Five years ago, at the beginning of 2015, Lowenstein joined with the Rutgers Child Advocacy Clinic and Kids in Need of Defense (KIND) to bring together a core group of nonprofits, law schools, law firms, and corporate legal departments that had demonstrated a significant commitment to representing unaccompanied immigrant children (i.e., those who arrive in the United States without a parent or legal guardian). The idea was to share information, collaborate on advocacy issues, coordinate legal representation and social services, and expand the number of lawyers with the skills and knowledge necessary to win protection for these children. Early on, the New Jersey Consortium for Immigrant Children attracted the interest of the Community Foundation of New Jersey, which made generous, multiyear donations to support the effort, focused on expanding immigration representation for foster children and increasing legal capacity in underserved areas of the state.
The consortium has met bimonthly ever since. Its members have kept one another up to date on rapidly changing policies and procedures in the immigration courts and agencies; responded collectively to the family separation crisis; beat back attacks on both asylum and Special Immigrant Juvenile Status; drafted and disseminated model pleadings, briefs, and orders; joined forces with organizers around the state to ensure that immigrant children are not denied their legal right to enroll in public school; and created model documents immigrant parents can use to designate alternative caregivers for their children in the event that federal enforcement separates them from their families. The consortium has also reached out to and begun to collaborate with medical and mental health care providers who work with immigrant children.
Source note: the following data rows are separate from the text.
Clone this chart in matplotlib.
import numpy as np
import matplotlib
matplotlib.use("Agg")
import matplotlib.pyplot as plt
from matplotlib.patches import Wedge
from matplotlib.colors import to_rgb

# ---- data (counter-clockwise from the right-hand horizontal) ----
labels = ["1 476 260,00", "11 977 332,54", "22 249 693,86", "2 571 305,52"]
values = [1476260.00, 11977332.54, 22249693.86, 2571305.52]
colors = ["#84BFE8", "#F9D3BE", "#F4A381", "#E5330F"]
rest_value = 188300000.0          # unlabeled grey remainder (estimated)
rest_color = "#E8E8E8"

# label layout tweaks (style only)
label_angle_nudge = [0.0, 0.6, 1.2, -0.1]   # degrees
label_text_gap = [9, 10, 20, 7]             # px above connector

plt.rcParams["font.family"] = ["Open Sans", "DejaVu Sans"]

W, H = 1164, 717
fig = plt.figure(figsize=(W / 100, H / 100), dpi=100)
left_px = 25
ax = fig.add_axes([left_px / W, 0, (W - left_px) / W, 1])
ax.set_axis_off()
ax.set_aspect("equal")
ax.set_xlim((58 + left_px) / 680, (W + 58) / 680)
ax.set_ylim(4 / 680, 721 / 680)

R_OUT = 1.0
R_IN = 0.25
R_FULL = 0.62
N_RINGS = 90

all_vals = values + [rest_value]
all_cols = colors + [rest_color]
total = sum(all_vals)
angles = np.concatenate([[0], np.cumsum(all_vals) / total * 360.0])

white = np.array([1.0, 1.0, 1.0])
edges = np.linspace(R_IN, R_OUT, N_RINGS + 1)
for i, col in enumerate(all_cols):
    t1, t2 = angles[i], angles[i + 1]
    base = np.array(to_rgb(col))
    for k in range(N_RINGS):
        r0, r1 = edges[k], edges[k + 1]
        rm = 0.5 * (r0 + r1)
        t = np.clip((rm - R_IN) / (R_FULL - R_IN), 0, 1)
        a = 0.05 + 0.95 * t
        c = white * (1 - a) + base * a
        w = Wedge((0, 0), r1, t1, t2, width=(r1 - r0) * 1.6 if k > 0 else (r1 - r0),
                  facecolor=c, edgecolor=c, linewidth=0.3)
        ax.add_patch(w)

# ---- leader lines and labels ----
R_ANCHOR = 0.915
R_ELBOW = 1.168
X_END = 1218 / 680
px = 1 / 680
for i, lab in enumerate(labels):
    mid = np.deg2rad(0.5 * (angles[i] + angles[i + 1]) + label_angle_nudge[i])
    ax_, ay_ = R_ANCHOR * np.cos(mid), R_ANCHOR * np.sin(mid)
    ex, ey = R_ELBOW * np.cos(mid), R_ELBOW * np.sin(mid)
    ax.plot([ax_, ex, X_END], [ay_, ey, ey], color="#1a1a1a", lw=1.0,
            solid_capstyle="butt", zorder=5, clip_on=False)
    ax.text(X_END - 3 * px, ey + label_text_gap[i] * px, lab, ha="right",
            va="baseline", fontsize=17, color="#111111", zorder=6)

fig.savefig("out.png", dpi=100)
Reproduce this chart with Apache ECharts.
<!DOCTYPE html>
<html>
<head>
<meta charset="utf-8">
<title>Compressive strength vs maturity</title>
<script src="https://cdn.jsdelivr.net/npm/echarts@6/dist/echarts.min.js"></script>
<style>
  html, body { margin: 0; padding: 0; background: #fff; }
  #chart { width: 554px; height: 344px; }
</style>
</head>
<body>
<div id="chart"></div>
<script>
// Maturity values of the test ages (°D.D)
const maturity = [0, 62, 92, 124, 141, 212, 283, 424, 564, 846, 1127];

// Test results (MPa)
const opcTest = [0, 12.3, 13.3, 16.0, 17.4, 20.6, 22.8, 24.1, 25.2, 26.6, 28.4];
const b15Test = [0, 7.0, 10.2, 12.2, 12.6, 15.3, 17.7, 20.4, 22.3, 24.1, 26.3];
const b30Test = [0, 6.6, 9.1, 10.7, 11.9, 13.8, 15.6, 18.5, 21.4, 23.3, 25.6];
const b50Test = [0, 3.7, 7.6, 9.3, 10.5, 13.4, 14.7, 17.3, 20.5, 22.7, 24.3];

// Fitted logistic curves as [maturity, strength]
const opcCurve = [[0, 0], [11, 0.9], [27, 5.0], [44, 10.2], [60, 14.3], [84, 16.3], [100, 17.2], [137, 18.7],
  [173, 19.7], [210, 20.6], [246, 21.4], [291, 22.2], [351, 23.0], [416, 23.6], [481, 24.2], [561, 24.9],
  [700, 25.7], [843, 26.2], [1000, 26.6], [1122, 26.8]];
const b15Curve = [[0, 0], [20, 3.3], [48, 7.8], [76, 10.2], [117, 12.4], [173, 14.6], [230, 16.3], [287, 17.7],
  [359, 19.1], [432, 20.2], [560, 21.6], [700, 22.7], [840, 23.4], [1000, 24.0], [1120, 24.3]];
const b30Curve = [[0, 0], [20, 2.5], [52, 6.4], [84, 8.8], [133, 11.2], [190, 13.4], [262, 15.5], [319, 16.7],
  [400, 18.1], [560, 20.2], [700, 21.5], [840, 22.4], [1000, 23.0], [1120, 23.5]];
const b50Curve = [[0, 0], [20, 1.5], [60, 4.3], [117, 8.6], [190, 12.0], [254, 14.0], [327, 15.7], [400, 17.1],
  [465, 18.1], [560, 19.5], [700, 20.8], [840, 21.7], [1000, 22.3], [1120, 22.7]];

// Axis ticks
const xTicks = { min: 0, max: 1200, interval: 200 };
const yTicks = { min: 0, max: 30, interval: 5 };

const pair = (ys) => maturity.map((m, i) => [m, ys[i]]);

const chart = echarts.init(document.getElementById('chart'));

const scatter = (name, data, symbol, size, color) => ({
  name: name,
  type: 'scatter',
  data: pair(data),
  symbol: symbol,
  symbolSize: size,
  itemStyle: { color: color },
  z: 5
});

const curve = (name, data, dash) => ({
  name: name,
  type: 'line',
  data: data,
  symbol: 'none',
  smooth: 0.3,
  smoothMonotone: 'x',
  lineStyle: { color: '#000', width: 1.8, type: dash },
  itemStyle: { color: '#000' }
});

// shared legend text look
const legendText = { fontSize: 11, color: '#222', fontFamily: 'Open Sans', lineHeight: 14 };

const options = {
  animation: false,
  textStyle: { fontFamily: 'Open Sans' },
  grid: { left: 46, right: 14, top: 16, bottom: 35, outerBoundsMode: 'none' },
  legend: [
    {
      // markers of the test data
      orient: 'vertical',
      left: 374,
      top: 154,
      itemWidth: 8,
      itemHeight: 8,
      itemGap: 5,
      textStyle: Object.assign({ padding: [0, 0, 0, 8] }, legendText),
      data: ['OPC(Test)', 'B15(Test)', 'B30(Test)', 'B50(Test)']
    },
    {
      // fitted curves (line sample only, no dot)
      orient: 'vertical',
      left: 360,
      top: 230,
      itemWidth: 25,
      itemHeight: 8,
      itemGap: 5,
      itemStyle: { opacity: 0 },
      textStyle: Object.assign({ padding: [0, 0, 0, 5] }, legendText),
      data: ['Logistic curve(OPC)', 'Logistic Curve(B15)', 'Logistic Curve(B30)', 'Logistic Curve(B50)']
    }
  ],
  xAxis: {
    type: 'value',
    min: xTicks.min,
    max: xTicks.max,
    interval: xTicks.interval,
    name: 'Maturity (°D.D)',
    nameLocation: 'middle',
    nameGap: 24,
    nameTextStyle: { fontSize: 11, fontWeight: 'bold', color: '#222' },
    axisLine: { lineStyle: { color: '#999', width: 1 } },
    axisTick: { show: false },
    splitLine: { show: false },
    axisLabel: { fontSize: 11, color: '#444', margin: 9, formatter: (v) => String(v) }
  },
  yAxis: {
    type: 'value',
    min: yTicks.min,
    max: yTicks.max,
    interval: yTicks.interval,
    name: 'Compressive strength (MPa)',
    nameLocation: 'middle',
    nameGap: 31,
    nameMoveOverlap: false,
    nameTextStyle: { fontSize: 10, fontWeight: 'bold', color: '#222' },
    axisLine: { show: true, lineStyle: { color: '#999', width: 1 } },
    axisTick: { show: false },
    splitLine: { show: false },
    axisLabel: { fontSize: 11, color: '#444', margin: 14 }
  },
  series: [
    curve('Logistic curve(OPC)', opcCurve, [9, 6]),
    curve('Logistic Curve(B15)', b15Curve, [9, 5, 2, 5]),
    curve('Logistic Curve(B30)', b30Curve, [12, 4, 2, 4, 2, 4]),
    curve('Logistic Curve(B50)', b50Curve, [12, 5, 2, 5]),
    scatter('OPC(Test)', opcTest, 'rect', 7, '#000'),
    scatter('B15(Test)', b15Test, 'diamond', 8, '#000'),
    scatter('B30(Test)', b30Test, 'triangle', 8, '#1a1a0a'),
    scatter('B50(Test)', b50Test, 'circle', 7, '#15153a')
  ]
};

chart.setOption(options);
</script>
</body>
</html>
In 2019, a group of state and national foundations took interest in the consortium, as well as in the New Jersey Alliance for Immigrant Justice, a coalition of the leading nonprofits that help New Jersey’s immigrant communities organize and advocate on their own behalf. The foundations solicited a joint proposal from the two groups and generously agreed to make a collective grant of $360,000 to support the separate and joint efforts of the two coalitions. As a result, the Consortium will have the resources to hire an executive director who will solidify its past successes and help build the infrastructure needed for it to move forward. The firm will have a seat on the three-member executive committee that will continue to guide this growing organization.